We believe that the investment environment today is about products that are easy to understand, liquid, daily traded, transparent and have zero leverage. It is about determining the correct asset class and being able to generate sustained growth over a long period. That is why the Equity High Yield & Premium Income Fund offers investors returns plus liquidity, transparency and no leverage.
This Fund invests in defensive, consumer staple, quality stocks that provide dividend yields of between 4-6%. The strategy also enhances returns by writing covered calls to generate premium income; this is an advantage when equity markets decline (like we saw in 2008 and in 2011) as it limits any potential downside.
The portfolio consists of semi-monopolistic stocks with inelastic demand, solid balance sheets and quality fundamentals; stocks such as Sydney Airport, AstraZeneca and HSBC. It provides investors an opportunity to benefit from the high dividend yield and premium income strategy that many semi-monopolistic, stable, large capitalization companies offer today and this makes it an excellent substitute for many long-only developed market equity funds.
Careful identification of stocks and subsequent reviews are vital to the successful performance of the strategy.

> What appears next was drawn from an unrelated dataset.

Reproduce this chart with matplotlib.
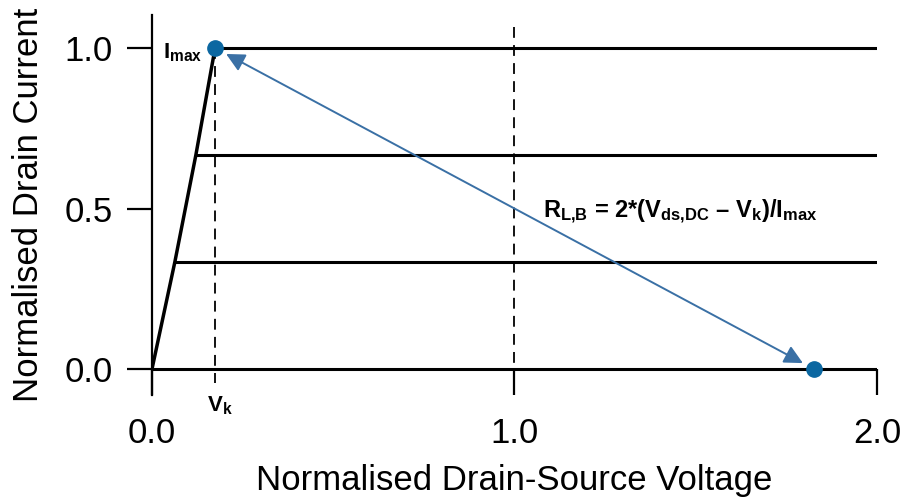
import matplotlib
matplotlib.use("Agg")
import matplotlib.pyplot as plt

plt.rcParams["font.family"] = ["Liberation Sans", "DejaVu Sans"]
plt.rcParams["mathtext.fontset"] = "custom"
plt.rcParams["mathtext.bf"] = "Liberation Sans:bold"
plt.rcParams["mathtext.rm"] = "Liberation Sans"
plt.rcParams["mathtext.default"] = "bf"

# output characteristics: current level and knee voltage of each curve
levels = [0.0, 1 / 3, 2 / 3, 1.0]
knees = [0.0, 0.063, 0.121, 0.174]
v_max = 2.0

v_k = 0.174
i_max = 1.0
v_end = 1.826
v_dc = 1.0

BLUE_DOT = "#0b67a1"
BLUE_LINE = "#3a70a5"

fig = plt.figure(figsize=(9.03, 4.99), dpi=100)
ax = fig.add_axes([152 / 903, 1 - 395 / 499, 725 / 903, 380 / 499])

# linear region through the knees, then flat saturation lines
ax.plot(knees, levels, color="black", lw=2.5, solid_capstyle="butt", zorder=2)
for v0, lev in zip(knees, levels):
    ax.plot([v0, v_max], [lev, lev], color="black", lw=2.2, solid_capstyle="butt", zorder=2)

# dashed markers
ax.plot([v_k, v_k], [i_max, -0.045], color="black", lw=1.3, ls=(0, (6, 4)), zorder=1)
ax.plot([v_dc, v_dc], [1.065, 0.0], color="black", lw=1.3, ls=(0, (6, 4)), zorder=1)

# load line
ax.annotate("", xy=(v_k, i_max), xytext=(v_end, 0.0),
            arrowprops=dict(arrowstyle="<|-|>", color=BLUE_LINE, lw=1.4,
                            mutation_scale=28, shrinkA=9, shrinkB=9),
            zorder=3)
ax.plot([v_k, v_end], [i_max, 0.0], ls="none", marker="o", ms=11,
        color=BLUE_DOT, zorder=4, clip_on=False)

ax.text(0.03, 0.985, r"$I_{max}$", fontsize=16, ha="left", va="center")
ax.text(v_k + 0.012, -0.115, r"$V_k$", fontsize=16, ha="center", va="center")
ax.text(1.078, 0.49, r"$R_{L{,}B}$ = 2*($V_{ds{,}DC}$ – $V_k$)/$I_{max}$",
        fontsize=17, fontweight="bold", ha="left", va="center")

ax.set_xlim(0, 2)
ax.set_ylim(-0.081, 1.103)
for s in ["top", "right", "bottom"]:
    ax.spines[s].set_visible(False)
ax.spines["left"].set_linewidth(1.6)

ax.set_xticks([0, 1, 2])
ax.set_xticklabels(["0.0", "1.0", "2.0"])
ax.set_yticks([0, 0.5, 1.0])
ax.set_yticklabels(["0.0", "0.5", "1.0"])
ax.tick_params(axis="x", direction="in", length=19, width=1.6, pad=16, labelsize=25)
ax.tick_params(axis="y", direction="out", length=18, width=1.6, pad=10, labelsize=25)

ax.set_xlabel("Normalised Drain-Source Voltage", fontsize=25, labelpad=10)
ax.set_ylabel("Normalised Drain Current", fontsize=25, labelpad=14)

fig.savefig("out.png", dpi=100)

We look for strong cash generative companies where cash flow is either expanding or remains constant. Balance sheet strength helps to identify dividend sustainability; dividends are only sustained by companies economically able to produce them. A typical way to judge this is to look for a good track record of dividend payments. A more practical approach is by looking at what happened in 2008 and finding corporates that remained cash generative. The fund invests in companies located in, but not limited to, Australia, Germany, Holland, the United Kingdom, Singapore, the Unites States, Japan and Hong Kong. Defensive, non-cyclical sectors, such as pharmaceuticals, utilities, infrastructure and telecommunication companies make up the majority of the holdings.
The second element that is critical to this strategy is the generation of premium income, namely a simple process of writing out of the money covered calls on the underlying equities in the portfolio. Writing covered call options does potentially cap the full upside in the underlying equity performance, yet generates income when equity prices decline. This strategy, combined with buying stocks in consumer staple industries that provide above average dividend yield allows the fund to outperform in a sideways or downward moving market.
2013 was a unique year with the Federal Reserve’s stimulus programme pushing equity markets to historical highs whilst expectations for 2014 are much more modest. At Castlestone Management we believe that despite the strong performance of developed world equity markets over the past few years, in the long run, developed world equity markets will provide little direction.
Under quantitative easing, the Fed’s bond purchases pushed asset prices considerably higher and a correction appeared to be in the cards as emerging markets took a tumble earlier in January, but the correction was short-lived. We are witnessing a reduction in capital outflows and a return to inflows across specific emerging market countries like Turkey and Indonesia. However, it seems we will have to wait another few months before the consequences of the Fed’s tapering start to show.